Want to take the temperature of the U.K.'s National Institute for Health and Clinical Excellence? Just monitor the drugs they recommend for use by the National Health Service--and those they don't. Specifically, watch the drugs and their prices.
The latest exhibit: Cimzia, UCB's rheumatoid arthritis treatment. NICE just accepted it--after the company agreed to offer the drug for free during each patient's first 12 weeks of treatment. That's a significant price break. According to The Telegraph, Cimzia will cost £5,005 (roughly $8,000) for the first year's treatment rather than £8,580 (about $13,900). And NICE will start picking up the tab only if patients respond to that first 12 weeks' worth.

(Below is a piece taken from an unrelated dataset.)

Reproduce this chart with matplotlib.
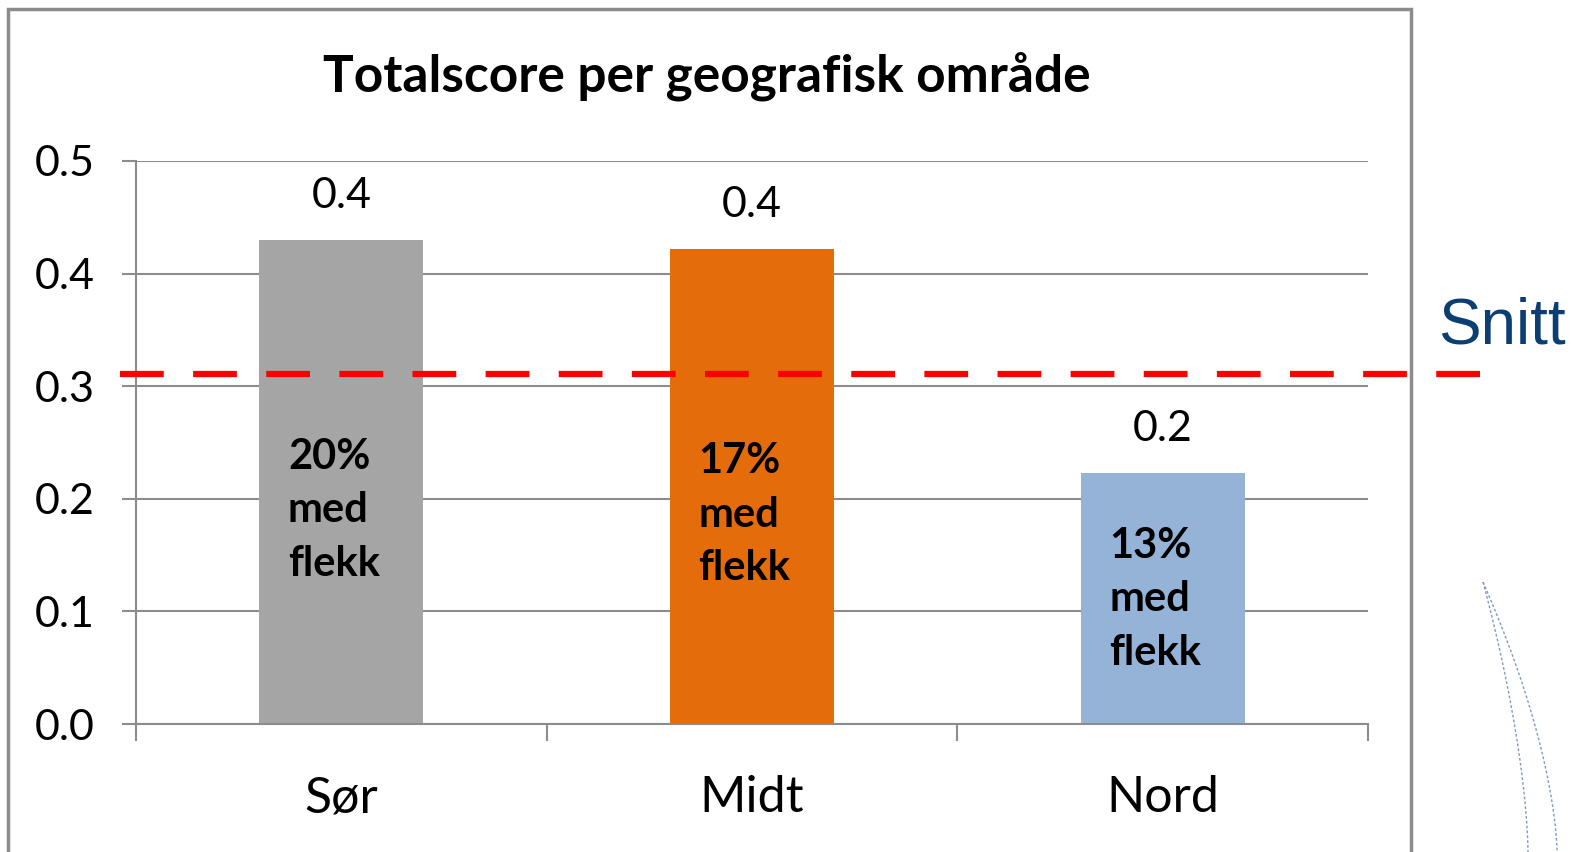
import numpy as np
import matplotlib
matplotlib.use("Agg")
import matplotlib.pyplot as plt
from matplotlib.patches import Rectangle
from matplotlib.lines import Line2D

# Data
regions = ["Sør", "Midt", "Nord"]
scores = [0.430, 0.422, 0.223]
share_labels = ["20%\nmed\nflekk", "17%\nmed\nflekk", "13%\nmed\nflekk"]
average = 0.311
yticks = [0.0, 0.1, 0.2, 0.3, 0.4, 0.5]

colors = ["#A5A5A5", "#E46C0A", "#95B3D7"]
label_y = [0.19, 0.186, 0.111]  # centre of the text box inside each bar

plt.rcParams["font.family"] = ["Lato", "DejaVu Sans"]

fig = plt.figure(figsize=(15.75, 8.52), dpi=100)
ax = fig.add_axes([136 / 1575, 1 - 724 / 852, 1232 / 1575, 563 / 852])

x = np.arange(len(regions))
bars = ax.bar(x, scores, width=0.40, color=colors, zorder=2)

# value labels above the bars
for xi, v in zip(x, scores):
    ax.annotate(f"{v:.1f}", (xi, v), xytext=(0, 18), textcoords="offset points",
                ha="center", va="bottom", fontsize=31, color="black")

# text inside the bars
for xi, txt, ly in zip(x, share_labels, label_y):
    ax.text(xi - 0.13, ly, txt, ha="left", va="center", fontsize=30,
            fontweight="bold", linespacing=1.5, zorder=3)

# average line (extends beyond the plot box)
ax.plot([-0.54, 2.84], [average, average], color="#FF0000", lw=4.5,
        dashes=(7, 4.7), clip_on=False, zorder=4)

ax.set_xlim(-0.5, 2.5)
ax.set_ylim(0, 0.5)
ax.set_yticks(yticks)
ax.set_yticklabels([f"{t:.1f}" for t in yticks])
ax.yaxis.grid(True, color="#8C8C8C", lw=1.5, zorder=0)
ax.set_axisbelow(True)

ax.set_xticks(np.arange(-0.5, 3.0, 1.0))
ax.set_xticklabels([])
ax.set_xticks(x, minor=True)
ax.set_xticklabels(regions, minor=True)
ax.tick_params(axis="x", which="major", length=12, width=1.5, color="#8C8C8C", direction="out")
ax.tick_params(axis="x", which="minor", length=0, pad=37, labelsize=36)
ax.tick_params(axis="y", length=10, width=1.5, color="#8C8C8C", pad=20, labelsize=31)

for s in ["top", "right"]:
    ax.spines[s].set_visible(False)
for s in ["left", "bottom"]:
    ax.spines[s].set_color("#8C8C8C")
    ax.spines[s].set_linewidth(1.5)

fig.text(707 / 1575, 1 - 76 / 852, "Totalscore per geografisk område", ha="center",
         va="center", fontsize=37, fontweight="bold")

# chart frame
fig.patches.append(Rectangle((8 / 1575, -0.05), 1403 / 1575, 1.05 - 9 / 852,
                             transform=fig.transFigure, fill=False,
                             edgecolor="#8C8C8C", lw=2.5))

fig.text(1438 / 1575, 1 - 326 / 852, "Snitt", ha="left", va="center",
         fontsize=46, color="#0B3F73", family=["Liberation Sans", "DejaVu Sans"])

# decorative dotted arcs
t = np.linspace(0, 1, 60)
for end in (1528, 1557):
    xs = 1483 + (end - 1483) * (1 - (1 - t) ** 1.6)
    ys = 582 + (852 - 582) * t
    fig.lines.append(Line2D(xs / 1575, 1 - ys / 852, transform=fig.transFigure,
                            color="#7F9DB9", lw=1.0, ls=(0, (2, 1.5))))

fig.savefig("out.png", dpi=100)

It's the first new arthritis med accepted by NICE in two years. "Rheumatoid arthritis can be ... very debilitating," Carole Longson, a NICE director, says in a statement (as quoted by Bloomberg). "I am pleased that, having considered the further information we requested, the independent Appraisal Committee has been able to make a positive draft recommendation." Most recently, NICE rejected Roche's RoActemra for similar use (it will be available in Scotland, however, despite NICE's recommendation).
Price breaks obviously persuade. NICE made an about-face in December on Zeltia's Yondelis cancer drug--after Zeltia agreed to foot the bill for any patient that needs more than five cycles of treatment. The government board told Roche it would reconsider RoActemra, provided the company could prove it's cost-effective.